Где же партия? Где ее всевидящее, недремлющее, неподкупное, высокоидейное, спасительное око? Партия отсутствует, безмолвствует, – хотя Дроздов с компанией, несомненно, тоже партийцы, даже весьма заслуженные. Роман кончается реабилитацией Лопаткина, но Дроздов и Авдиев остаются у дел, у власти, и ни в коем случае нельзя быть уверенным, что они нашего идеалиста-изобретателя оставят в покое. В последних сценах за Лопаткина страшновато. Он одинок, как прежде, и если новоявленных своих друзей сторонится, то не без основания.

В некоторых иностранных статьях о «Хлебе едином» было указано, что роман этот – обвинительный акт против всего советского государственного и социального замысла, против самой идеи коммунизма, и, в частности, мнение такое высказал уже упомянутый мною Кранкшоу, один из английских авторитетов по советским делам. Не вполне это верно, и не следует подменять своими мыслями и стремлениями мысли и стремления автора. Коммунизм как теоретическое понятие в «Хлебе» скорей возвеличен и идеализирован, чем развенчан. Сомнение насчет того, с какими отказами, с какими жертвами коммунизм, даже в лучших его формах, может оказаться связанным, автору чуждо. Как бывало в ранних, до-сталинских, советских книгах, коммунизм у Дудинцева маячит в качестве далекого земного рая, населенного безгрешными, чистыми, преодолевшими всякий эгоизм людьми. Но именно потому, что для Лопаткина-Дудинцева человек при коммунизме должен бы стать щедрее, богаче, добрее, смелее, отзывчивее, чем когда-либо, именно поэтому все его существо восстает против куцего советского официального мировоззрения, против официальной лжи, против плоской «классовой» мудрости, проповедуемой доморощенными философами, против малограмотного материализма и всего прочего.

Лопаткин страстно любит музыку. Особенно волнует его второй фортепианный концерт Шопена, да еще концерт Рахманинова, тоже, конечно, второй, столь излюбленный всеми пианистами. Но что слышится ему у Шопена, на гипсовый слепок с руки которого он смотрит с трепетным благоговением? «Страдания героя, сгорающего как комета в темном небе». Шопен именно его, Лопаткина, искал, – искал и нашел, – среди других, равнодушных слушателей в концертном зале. Шопен от него требует сочувствия и понимания. С «Азбукой коммунизма», с советским упрощенным и общеобязательным «четким взглядом на мир» эти романтические порывы, вечночеловеческие по природе своей, согласовать, конечно, трудновато, даже если бы в министерствах не засели, как полновластные хозяева, Дроздовы и Шутиковы. Когда Лопаткину указывают на расхождение его мечтаний с действительностью, он отвечает знаменательными словами:

– Я ведь и не говорю, что у нас коммунизм!

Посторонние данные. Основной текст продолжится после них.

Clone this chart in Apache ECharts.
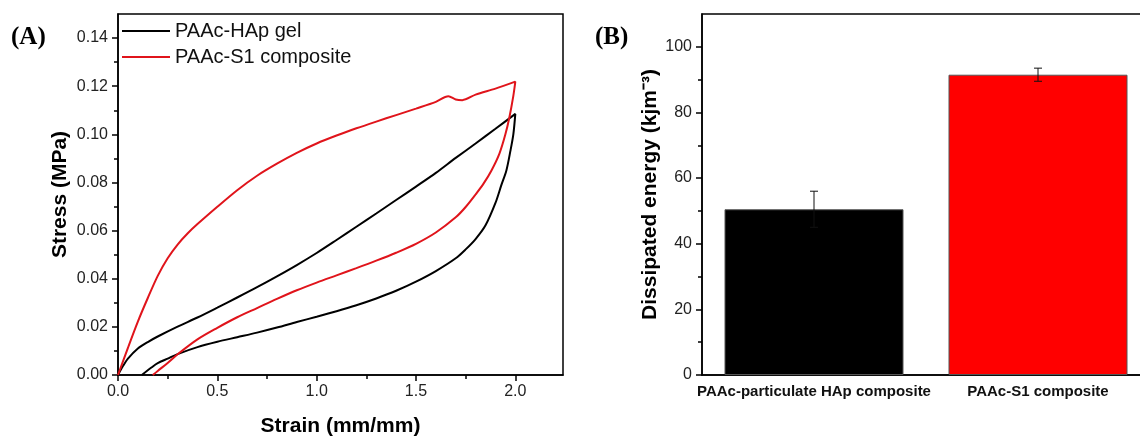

Не идеал, значит, плох в его оценке, нет, плохи люди, этот идеал исказившие. Государственная система сделалась нестерпима из-за нравственного уродства тех, в ком она воплощена и кем она представлена. Одни только лицемеры способны утверждать, что новому советскому человеку неизвестны пороки, которые прежде стирали черту между человеком и зверем. Под прикрытием звонких фраз о нуждах рабочих масс, под убаюкивающие песни о наступающем царстве справедливости и счастия, неискорененные, ужасные, беспощадные инстинкты окрепли, усилились, легче прорвались наружу, – и, в сущности, диагноз Дудинцева напоминает то, что было когда-то глубочайшим убеждением Гоголя: без личного совершенствования никакого общественного благообразия и благополучия достичь нельзя, без него все останется обманом, иллюзией и химерой.

В романе много диалогов, замечательных или, по крайней мере, любопытных. Лопаткину говорят, например, что современные коммунисты – «строящие муравьи».

– Мы, строящие муравьи, нужны… А ты, гений-одиночка, не нужен… Мы к нужному решению придем постепенно, без паники, в нужный день и даже в нужный час…

Сдерживая «закипающую вражду», Лопаткин отвечает:

– Один из этих муравьев забрался все-таки на березу повыше и позволяет себе думать за всех, решает, что народу к чему, а что ни к чему… Я тоже муравей. Но я на березу не лезу.

Если принять во внимание, что действие романа происходит за несколько лет до смерти Сталина, кто этот муравей на березе – достаточно ясно.